China has pledged less than $2 million in cash and materials, compared to $20 million provided by the United States, which also launched a massive military-driven rescue operation that includes an aircraft carrier.
Another Chinese rival, Japan, on Friday pledged another $20 million in aid, raising its total to $30 million.
Australia is giving $28 million, and Ikea has offered $2.7 million through its charitable foundation.
The Coca-Cola Co. said it was donating more than $2.5 million in cash and aid material, including 129,000 cases of water.
Regional influence
China’s reluctance to give more—driven by a bitter feud with Manila over overlapping claims in the West Philippine Sea (South China Sea)—dents its global image at a time when it is vying with Washington for regional influence.

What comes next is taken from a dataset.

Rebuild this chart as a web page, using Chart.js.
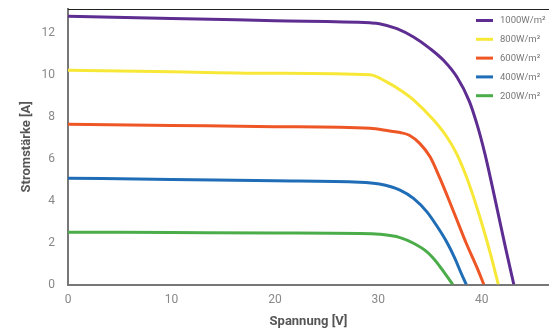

“China has missed an excellent opportunity to show itself as a responsible power and to generate goodwill,” said Zheng Yongnian, a China politics expert at the National University of Singapore. “They still lack strategic thinking.”
The decline of American influence in Asia, with China filling the vacuum, has been predicted for years.
Asian nations have become increasingly dependent on China’s booming economy to purchase their exports, and Chinese companies are increasingly providers of investment and employment.
Yet, China lags far behind the United States in the sphere of soft power—the winning of hearts and minds through culture, education, and other non-traditional forms of diplomacy, of which emergency assistance is a major component.
Old-fashioned diplomacy
Despite Chinese academics’ frequent promotion of soft power, Chinese leaders don’t really get it, said Zheng. Instead, they continue to rely on the levers of old-fashioned major-nation diplomacy based on economic and military might.
“They still think they can get their way through coercion,” Zheng said.
China’s donations to the Philippines include $100,000 each from the government and the Chinese Red Cross, and it is sending an additional $1.64 million in tents, blankets and other goods.
US aircraft carrier
Meanwhile, the USS George Washington aircraft carrier arrived off the Philippine coast on Thursday, and 1,000 troops were expected on the ground in the disaster zone by the end of the week.
In devastated Tacloban, US Air Force Capt. Jon Shamess said: “I hope that in my time of immense loss somebody will come and help me as well. I can tell you this is a global effort.”
Britain, another leading contributor to the relief effort, is sending the aircraft carrier HMS Illustrious later this month.
Ultimately, the damage to China will be “remarkably small,” but only because countries have little real love for Beijing and were expecting little from it, said University of Nottingham China expert Steve Tsang.
“It’s an expression of China’s petty-mindedness,” Tsang said. “China already demands respect so other countries fear but don’t love it.”